Constatant que la hausse du chômage est fortement alimentée par les fins de missions d'intérim et les fins de CDD (un quart des entrées à Pôle Emploi), Jean Eudes du Mesnil du Buisson — un nom pareil, ça ne s'invente pas — propose d'allonger à 30 mois (au lieu de 18 actuellement), renouvellement compris, la durée maximale des CDD, estimant que cette mesure permettrait de maintenir ces salariés dans l'emploi alors que les chefs d'entreprise hésitent à les embaucher en CDI.
... Une rustine, c'est tout ce que ce monsieur trouve à proposer !

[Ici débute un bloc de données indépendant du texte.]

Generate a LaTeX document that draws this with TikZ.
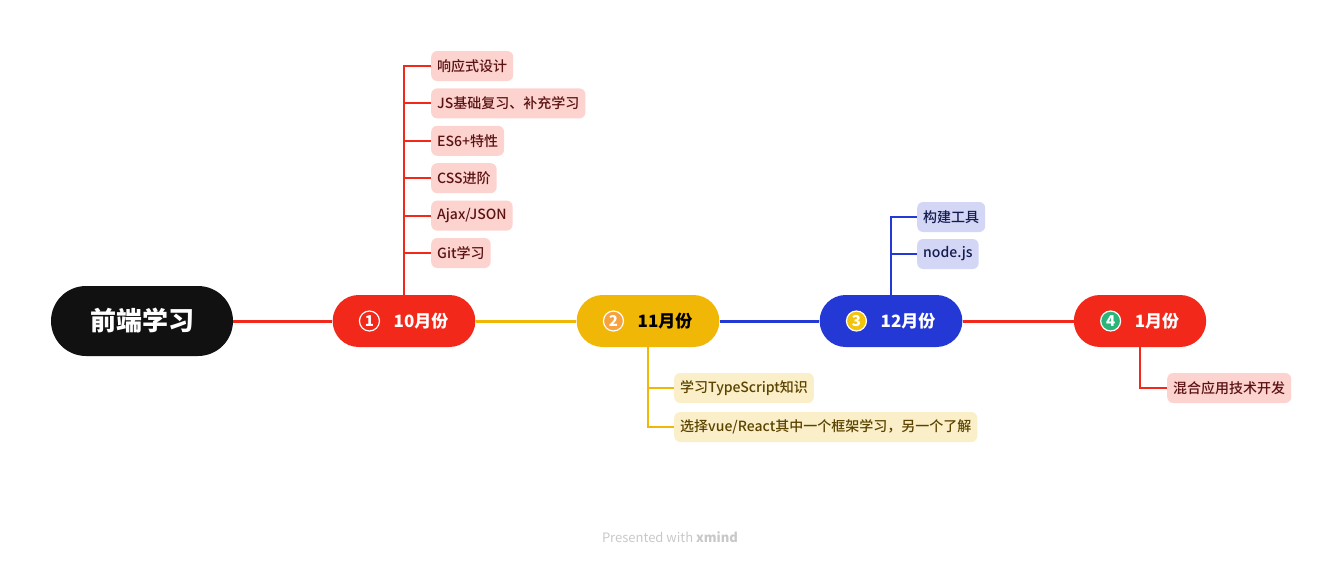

Et c'est ce qu'il compte nous servir lors du prochain «sommet pour l'emploi» du 18 janvier. Avec de tels éclairs de génie, on n'est pas sortis de l'auberge ! Avant que la montagne n'accouche d'une souris, gageons que l'on pourra s'amuser à établir un classement de tous leurs pis-aller, des plus inopérants aux plus ineptes.
Deux ans et demi en CDD
D'abord, on ne voit pas en quoi allonger la durée maximale des CDD incitera les employeurs à signer des contrats plus longs, qui engagent sur 15 à 30 mois, alors que leurs carnets de commandes se vident et qu'ils n'ont aucune visibilité… sur 12 mois voire moins ! La CGPME l'a elle-même écrit dans un communiqué : «Les patrons de PME sont inquiets. Ils manquent de visibilité pour l'année 2012, le contexte macro-économique, sur fond de crise de la dette, étant pour le moins anxiogène». Dans ces conditions les employeurs, bien au contraire, auront tendance à proposer des contrats de plus en plus courts. Sans compter que le chômage, qui frappe essentiellement les salariés intérimaires et en contrat à durée déterminée, recommence à s'étendre aux salariés en CDI. Sans compter que, pour un employeur, il est possible de rompre un CDI à tout moment… alors que rompre un CDD avant son terme ne l'est pas.
Ensuite, Jean Eudes du Mesnil ne sait-il pas que nombre d'entreprises célèbres et décomplexées comme Réservoir Prod, La Poste ou Pôle Emploi, n'hésitent pas à renouveler sans limite leurs CDD ? Le problème, c'est qu'elles maltraitent leurs salariés, qui ont ensuite tendance à se venger en les traînant aux Prud'hommes... Mais quand tout se passe correctement, le salarié aux abois accepte volontiers d'enchaîner les contrats sans que soient nécessairement respectés les délais de carence. Des tas de boîtes procèdent ainsi sans jamais se faire taper sur les doigts. Mais on comprend que Jean Eudes du Mesnil n'aime pas les Prud'hommes et préfère se mettre en conformité avec la loi.
Liberté, égalité... précarité !
Répondant au présentateur qui lui demandait si cette mesure n'allait pas accentuer la précarité, Monsieur Jean Eudes du Mesnil a osé dire qu'il ne considérait pas comme précaires les salariés bénéficiant d'un CDD de plus de 6 mois, se basant sur Pôle Emploi qui les qualifie d’"emplois durables". Pour lui, les vrais précaires sont les chômeurs sans activité aucune.
Sauf que le gars qui bosse en CDD, même de 15 mois renouvelables, même pas trop mal payé, ne peut avoir accès à un logement ou à un prêt ! Pour un bailleur ou un banquier, le CDD, qu'importe sa durée, est synonyme d'instabilité et n'offre aucune garantie solide. La précarité, Monsieur Jean Eudes du Mesnil du Buisson, ce n'est pas qu'être sans emploi et pauvre : c'est aussi ne pas pouvoir se projeter en jouissant des mêmes droits que les autres.
A travers sa proposition, la CGPME veut non seulement étendre mais banaliser la précarité. C'était déjà le but des CPE et CNE de Dominique de Villepin en 2006, avec leur "période de consolidation" de 2 ans. C'était aussi le but de l'Association nationale des directeurs des ressources humaines (ANDRH) qui, il y a six mois, a remis sur le tapis la création d'un contrat de travail unique — idée que Nicolas Sarkozy avait fait sienne pendant sa campagne de 2007 — visant à précariser l'ensemble du salariat, question de niveler l'existant par le bas au nom de la "réduction des inégalités".
Allongement de la durée maximale des CDD, CDI intérimaire, recours au chômage partiel, flexibilisation et modulation du temps de travail… : le «sommet pour l'emploi» du 18 janvier, s'il ne vaudra pas tripette pour lutter contre le chômage, n'augure rien de bon pour ceux qui travaillent. Comme son nom l'indique, au nom de "la crise", le «sommet pour l'emploi» s'emploiera à le précariser.